Counterinsurgency missions on Sulu have been held up as a model in the battle against militants because a combination of aid programs and military force has brought relative peace to the island. But insurgents are staging a comeback, and clashes have escalated over the last year.
With kidnappings and decapitations fairly common, tourists rarely risk coming anymore. Yet anger and suspicion toward Philippine forces and U.S. advisors also run deep here, even though, Rafael said, U.S. aid for projects including new schools, roads and drainage is expected to total more than $12 million over the next 18 months.
Ipil is a small village on Sulu's southern shore, accessible only by water. Most of its people earn a meager living farming seaweed that yields agar, used as a laxative as well as a gelatin substitute and thickener for soups, desserts and pharmaceuticals.
The Philippine military says a dense network of seaside mangroves here are prime Abu Sayyaf turf and that the assault, which included U.S.-trained Special Forces, was an effort to rout them. Since the troops didn't identify themselves, Wahid, a former rebel who joined the army as part of a 1996 peace pact, feared they were bandits or insurgents, relatives said.
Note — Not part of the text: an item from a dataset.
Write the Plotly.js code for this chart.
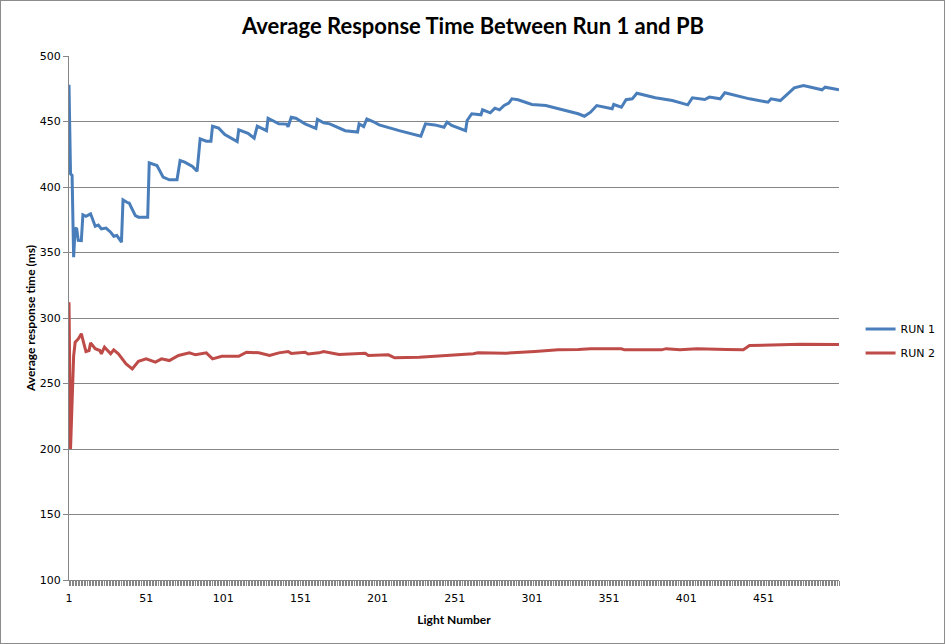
<!DOCTYPE html>
<html>
<head>
<meta charset="utf-8">
<script src="https://cdn.plot.ly/plotly-3.0.1.min.js"></script>
<style>
  body { margin: 0; padding: 0; background: #fff; overflow: hidden; }
  #frame { width: 943px; height: 642px; border: 1px solid #8c8c8c; overflow: hidden; }
  #my_plot { width: 970px; height: 642px; }
</style>
</head>
<body>
<div id="frame"><div id="my_plot"></div></div>
<script>
// light number / average response time (ms) at the corners
run1_x = [1, 2, 3, 4, 5, 6, 7, 9, 10, 12, 15, 18, 20, 22, 25, 28, 30, 32, 35, 36,
    39, 40, 44, 46, 52, 53, 58, 62, 66, 71, 73, 76, 81, 84, 86, 90, 93, 94, 98, 102,
    110, 111, 117, 121, 123, 129, 130, 137, 142, 143, 145, 148, 154, 161, 162, 166, 170, 180, 188, 189,
    192, 194, 198, 202, 215, 229, 232, 238, 244, 246, 249, 258, 259, 262, 268, 269, 274, 277, 280, 283,
    286, 288, 292, 301, 310, 322, 331, 335, 339, 343, 353, 354, 359, 362, 366, 369, 381, 392, 402, 405,
    413, 416, 423, 426, 442, 454, 456, 462, 467, 471, 477, 489, 491, 500];
run1_y = [478, 410, 408.8, 346.4, 368.8, 368, 359.2, 359, 378.8, 377.6, 379.5, 370, 371, 368, 368.6, 365.5, 362.4, 363, 357.9, 390.2,
    388, 387.7, 378.2, 377, 377, 418.5, 416.4, 407.5, 405.5, 405.5, 420.2, 419, 415.6, 412, 436.8, 435, 435, 446.4, 444.9, 440,
    434.7, 443.6, 441, 437.3, 446.4, 443, 452.5, 448.2, 448, 446, 453.3, 452.5, 448.2, 444.8, 451.6, 449, 448.2, 443, 441.9, 448.2,
    446.2, 452, 450, 447.4, 443, 438.8, 448.2, 447.4, 445.6, 449.5, 447, 443, 450.8, 455.9, 455.1, 458.9, 456.6, 460.2, 458.9, 462.2,
    464, 467.3, 466.6, 463, 462.2, 458.4, 455.9, 454, 457.1, 462.2, 459.7, 463, 460.9, 466.6, 467.3, 471.6, 468.1, 466, 462.7, 468.1,
    466.8, 468.6, 467.3, 471.9, 467.3, 464.7, 467.3, 466, 471.1, 475.7, 477.5, 474.2, 476.2, 474.2];

run2_x = [1, 2, 4, 5, 7, 9, 10, 12, 14, 15, 18, 21, 22, 24, 28, 30, 33, 38, 42, 46,
    51, 57, 61, 66, 72, 79, 83, 90, 94, 100, 111, 116, 124, 131, 137, 143, 145, 154, 156, 163,
    166, 176, 193, 195, 208, 212, 228, 247, 263, 266, 284, 303, 318, 331, 339, 359, 361, 385, 388, 397,
    408, 427, 438, 442, 473, 475, 500];
run2_y = [312, 200, 271, 281.5, 284, 288, 283.3, 274.4, 275.2, 281, 276.5, 275.2, 272.7, 277.7, 272.7, 275.7, 272.7, 265, 261.2, 267,
    268.8, 266.3, 268.8, 267.5, 271.4, 273.4, 271.9, 273.4, 268.8, 270.8, 270.8, 273.9, 273.4, 271.4, 273.4, 274.4, 273, 273.9, 272.5, 273.4,
    274.4, 272.1, 273.1, 271.4, 271.9, 269.6, 270.1, 271.4, 272.7, 273.4, 273.1, 274.4, 275.7, 276, 276.5, 276.5, 275.7, 275.7, 276.6, 275.7,
    276.5, 276, 275.7, 279, 279.5, 280, 279.8];

series_names = ["RUN 1", "RUN 2"];
series_colors = ["#4a7ebb", "#be4b48"];

var tick_font = { family: "DejaVu Sans, Verdana, sans-serif", size: 11, color: "#000" };

var data = [
    {
        name: series_names[0],
        legendgroup: "a",
        type: "scatter",
        mode: "lines",
        x: run1_x,
        y: run1_y,
        line: { color: series_colors[0], width: 3 },
    },
    {
        name: series_names[1],
        legendgroup: "b",
        type: "scatter",
        mode: "lines",
        x: run2_x,
        y: run2_y,
        line: { color: series_colors[1], width: 3 },
    },
];

// figure is a bit wider than the frame so the legend never pushes the plot area
var layout = {
    width: 970,
    height: 642,
    margin: { l: 68, r: 132, t: 55, b: 63 },
    paper_bgcolor: "#fff",
    plot_bgcolor: "#fff",
    hovermode: false,
    title: {
        text: "Average Response Time Between Run 1 and PB",
        font: { family: "Lato, sans-serif", size: 22, weight: "bold", color: "#000" },
        x: 472 / 970,
        xanchor: "center",
        y: 0.96,
        yanchor: "middle",
    },
    xaxis: {
        range: [1, 500],
        tickmode: "linear",
        tick0: 1,
        dtick: 50,
        ticks: "outside",
        ticklen: 5,
        tickcolor: "#868686",
        ticklabelstandoff: 3,
        showgrid: false,
        showline: true,
        linecolor: "#868686",
        zeroline: false,
        tickfont: tick_font,
        minor: { tickmode: "linear", tick0: 1, dtick: 1, ticks: "outside", ticklen: 5, tickcolor: "#868686" },
        title: {
            text: "Light Number",
            font: { family: "Lato, sans-serif", size: 12, weight: "bold", color: "#000" },
            standoff: 11,
        },
    },
    yaxis: {
        range: [100, 500],
        tickmode: "linear",
        dtick: 50,
        ticks: "outside",
        ticklen: 5,
        tickcolor: "#868686",
        showgrid: true,
        gridcolor: "#868686",
        gridwidth: 1,
        showline: true,
        linecolor: "#868686",
        zeroline: false,
        tickfont: tick_font,
        title: {
            text: "Average response time (ms)",
            font: { family: "Lato, sans-serif", size: 12, weight: "bold", color: "#000" },
        },
    },
    showlegend: true,
    legend: {
        x: 1.028,
        xanchor: "left",
        y: 0.456,
        yanchor: "middle",
        font: tick_font,
        itemwidth: 30,
        tracegroupgap: 5,
        bgcolor: "rgba(0,0,0,0)",
    },
};

Plotly.newPlot("my_plot", data, layout, { displayModeBar: false, staticPlot: true });
</script>
</body>
</html>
He drew his licensed .45-caliber handgun from its holster and went out on the rickety bamboo porch, ready to defend his family, which insists he did not fire it. When he saw fellow soldiers, he put the gun down, raised his hands and shouted, "Papa Alpha, Papa Alpha," signaling he was in the Philippine army, said his wife, Rawina Lahim Wahid, 24.
Within minutes, Wahid, his wife and parents, and 9-year-old nephew, Nurjimer Lahim, were ordered to lie face-down on the white sand, according to his widow and parents, Udam Lahim, 70, and Andiyang Lahing, 65.
Soldiers tied Wahid's hands behind his back. Then one leveled an assault rifle at his head, and pulled the trigger, his widow said. The weapon jammed. The soldier recocked the M-16 and fired a bullet into Wahid's head, said family members, who were later released.
On the other side of the small, southern Philippine village, 17 members of three families were fleeing the gunfire in a long canoe. They headed straight toward a blocking unit of Philippine soldiers on the edge of a thick mangrove swamp.
From a few yards away, the soldiers opened fire, and kept shooting, ignoring the screaming villagers' pleas, witnesses said.